Cronaca

I radicali ricordano Durante: “Nè la pena di morte, nè la morte di pena”

NARDO’ (LE)  –  Non è un atto d’accusa, quello di Ornella Chiffi: la morte di carcere di Gregorio Durante, avvenuta il 31 dicembre del 2011, è un fatto. Come è un fatto che per quella morte siano stati rinviati a giudizio 5 medici del carcere di Trani.

Quella morte scosse profondamente Nardò, città di appartenenza di Gregorio Durante che non portava un cognome qualunque: il padre, Pippi Durante, è all’ergastolo come esecutore materiale dell’omicidio di Renata Fonte, l’Assessore comunale che si batteva per l’integrità di Porto Selvaggio.

Pesò, quel cognome, sulla morte di suo figlio Gregorio, malato e detenuto nel carcere di Trani?

Il processo stabilirà, ovviamente, torti e ragioni. Ma è ovvio che per una madre che ha seguito passo dopo passo la malattia, l’agonia e poi la morte del figlio in carcere, quei torti e quelle ragioni siano già chiarissime.

La storia di Gregorio Durante è stata al centro di un affollato convegno, nel Chiostro di Sant’Antonio, moderato dal giuseppe tarantino e organizzato dalla comunità ‘Andare Oltre’, rappresentata dal Consigliere comunale Pippi Mellone.

Una storia estrema che racconta numeri meno conosciuti, snocciolati dal delegato dell’organismo unitario dell’avvocatura, Giuseppe Bonsegna: ad esempio i numeri di quel 40% di detenuti che sono in carcere in custodia cautelare, cioè prima che un tribunale abbia deciso se sono colpevoli e innocenti.

Una storia che, per il rappresentante di ‘Nessuno tocchi Caino’, Sergio D’Elia, che si candida a tornare in Parlamento con la lista radicale ‘Amnistia, Giustizia e Libertà’ racconta anche che nell’Italia che ufficialmente si batte contro la pena di morte, esiste però ancora la morte di pena.

Lo Stato, troppo spesso, è il primo a violare le leggi che si è dato sul carcere: in termini di tollerabilità della detenzione, di sanità penitenziaria, di pene alternative.
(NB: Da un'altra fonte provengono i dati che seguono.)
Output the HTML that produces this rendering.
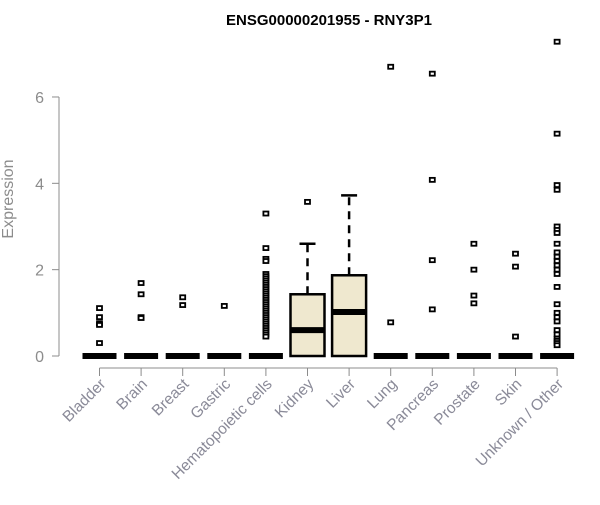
<!DOCTYPE html>
<html><head><meta charset="utf-8"><style>
body{margin:0;background:#fff;}
svg text{font-family:"Liberation Sans",Arial,sans-serif;}
</style></head><body>
<svg id="chart" width="600" height="500" xmlns="http://www.w3.org/2000/svg">
<text x="329" y="25" text-anchor="middle" font-size="15" font-weight="bold">ENSG00000201955 - RNY3P1</text>
<g id="yaxis"></g>
<g id="xaxis"></g>
<g id="marks"></g>
<text transform="translate(13,199) rotate(-90)" text-anchor="middle" font-size="16" fill="#8c8c8c">Expression</text>
</svg>
<script>
const categories=["Bladder","Brain","Breast","Gastric","Hematopoietic cells","Kidney","Liver","Lung","Pancreas","Prostate","Skin","Unknown / Other"];
const q1=[0,0,0,0,0,0,0,0,0,0,0,0];
const median=[0,0,0,0,0,0.6,1.02,0,0,0,0,0];
const q3=[0,0,0,0,0,1.43,1.87,0,0,0,0,0];
const whiskerHigh=[0,0,0,0,0,2.6,3.72,0,0,0,0,0];
const outliers=[
 [1.11,0.9,0.76,0.72,0.3],
 [1.69,1.43,0.9,0.88],
 [1.36,1.18],
 [1.16],
 [3.3,2.5,2.25,2.2,1.9,1.85,1.8,1.75,1.7,1.65,1.6,1.55,1.5,1.45,1.4,1.35,1.3,1.25,1.2,1.15,1.1,1.05,1.0,0.95,0.9,0.85,0.8,0.75,0.7,0.65,0.6,0.55,0.5,0.45],
 [3.57],
 [],
 [6.7,0.78],
 [6.54,4.08,2.22,1.08],
 [2.6,2.0,1.4,1.22],
 [2.37,2.07,0.45],
 [7.28,5.15,3.96,3.85,3.0,2.92,2.85,2.6,2.4,2.3,2.2,2.1,2.0,1.9,1.6,1.2,1.0,0.9,0.8,0.6,0.5,0.4,0.35,0.3,0.25]
];
const yTicks=[0,2,4,6];
const NS="http://www.w3.org/2000/svg";
function y(v){return 356-v*43.17;}
function x(i){return 99.5+i*41.6;}
function mk(tag,attrs,parent){const e=document.createElementNS(NS,tag);for(const k in attrs)e.setAttribute(k,attrs[k]);parent.appendChild(e);return e;}
const ya=document.getElementById('yaxis'),xa=document.getElementById('xaxis'),m=document.getElementById('marks');
mk('line',{x1:59,x2:59,y1:y(6),y2:y(0),stroke:'#8c8c8c'},ya);
yTicks.forEach(t=>{
 const l=mk('line',{x1:52,x2:59,y1:y(t),y2:y(t),stroke:'#8c8c8c'},ya);
 
 
 const tx=mk('text',{x:44,y:y(t)+6,'text-anchor':'end','font-size':16,fill:'#8c8c8c'},ya);
 tx.textContent=t;
 
 
});
mk('line',{x1:x(0),x2:x(categories.length-1),y1:368,y2:368,stroke:'#8c8c8c'},xa);
categories.forEach((c,i)=>{
 const l=mk('line',{x1:x(i),x2:x(i),y1:368,y2:376,stroke:'#8c8c8c'},xa);
 
 
 const tx=mk('text',{x:0,y:0,'text-anchor':'end','font-size':15.5,fill:'#8a8a98',transform:`translate(${x(i)+7},${385}) rotate(-45)`},xa);
 tx.textContent=c;
 
 
});
const hw=17;
categories.forEach((c,i)=>{
 const g=mk('g',{},m);
 
 
 const cx=x(i);
 if(q3[i]>q1[i]){
  mk('line',{x1:cx,x2:cx,y1:y(q3[i]),y2:y(whiskerHigh[i]),stroke:'#000','stroke-width':2.5,'stroke-dasharray':'8,6'},g);
  mk('line',{x1:cx-8,x2:cx+8,y1:y(whiskerHigh[i]),y2:y(whiskerHigh[i]),stroke:'#000','stroke-width':2.5},g);
  mk('rect',{x:cx-hw,y:y(q3[i]),width:2*hw,height:y(q1[i])-y(q3[i]),fill:'#efe8cf',stroke:'#000','stroke-width':2.5},g);
 }
 mk('line',{x1:cx-hw,x2:cx+hw,y1:y(median[i]),y2:y(median[i]),stroke:'#000','stroke-width':6},g);
 outliers[i].forEach(v=>{
  const r=mk('rect',{x:cx-2.5,y:y(v)-2,width:5,height:4,fill:'#fff',stroke:'#000','stroke-width':1.8},g);
  
  
 });
});
</script>
</body></html>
Ne è ben consapevole, ad esempio, Antonio Fullone: da un anno Direttore del carcere di Lecce, sta cercando di umanizzare uno dei più grandi penitenziari del sud Italia. Un’impresa difficilissima, per le stesse dimensioni di Borgo San Nicola, e svolta spesso nell’indifferenza dei grandi partiti. Eppure quale nodo più grande, per la politica, della giustizia e anche del carcere?

Una cosa, comunque la si pensi, è certa: come scrisse voltaire, la civiltà di un paese si misura anche e soprattutto dallo stato delle sue carceri. Cioè nella capacità di governare la violenza, anche la propria; di non scambiare la giustizia con la vendetta.